Building on early research by Bates and Granger (1969), the methodology of Newbold and Granger (1974) also extracts the combination weights from the estimated
mean squared prediction error matrix.Suppose $y_t$ is the variable of interest, there are $N$ not perfectly collinear predictors,
$f_t = (f_{1t}, \ldots, f_{Nt})'$, $\Sigma$ is the (positive definite)
mean squared prediction error matrix of $f_t$ and $e$ is an $N * 1$ vector of $(1, \ldots, 1)'$.
Their approach is a constrained minimization of the mean squared prediction error using the normalization condition $e'w = 1$.

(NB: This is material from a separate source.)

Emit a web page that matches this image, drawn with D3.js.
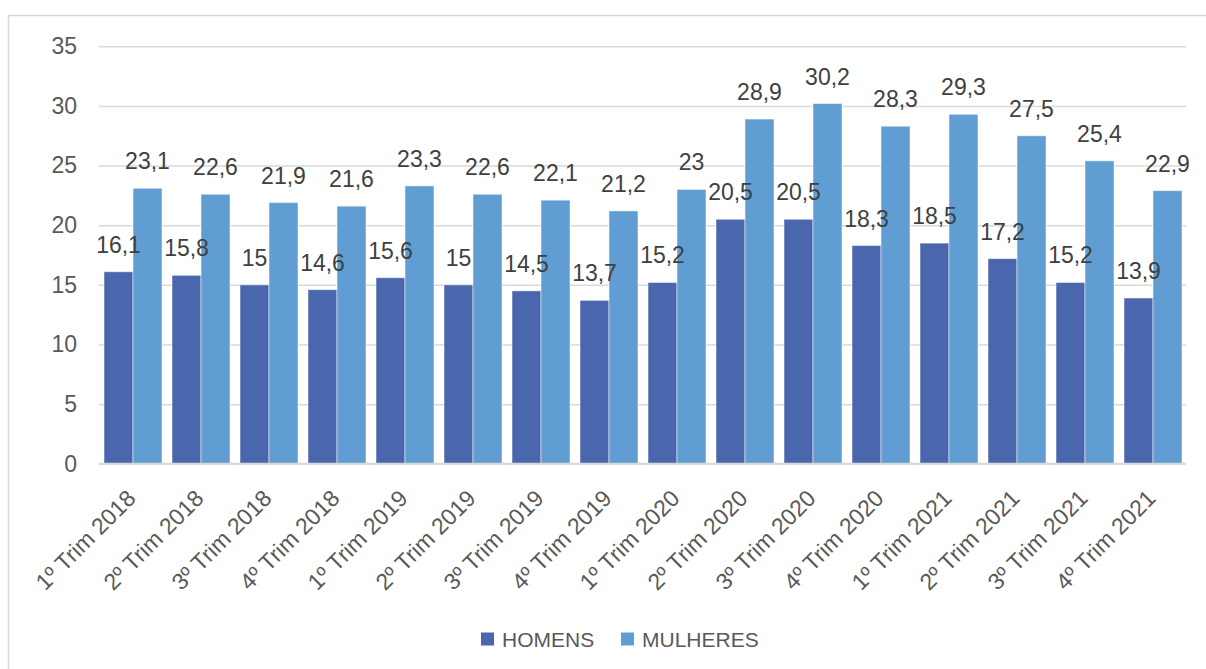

This yields the following combination weights:
$$\mathbf{w}^{NG} = \frac{\Sigma^{-1}\mathbf{e}}{\mathbf{e}'\Sigma^{-1}\mathbf{e}}$$
The combined forecast is then obtained by:
$$\hat{y}_t = {\mathbf{f}_{t}}'\mathbf{w}^{NG}$$
While the method dates back to Newbold and Granger (1974), the variant of the method used here does not impose the prior restriction that $\Sigma$
is diagonal. This approach, called VC in Hsiao and Wan (2014), is a generalization of the original method.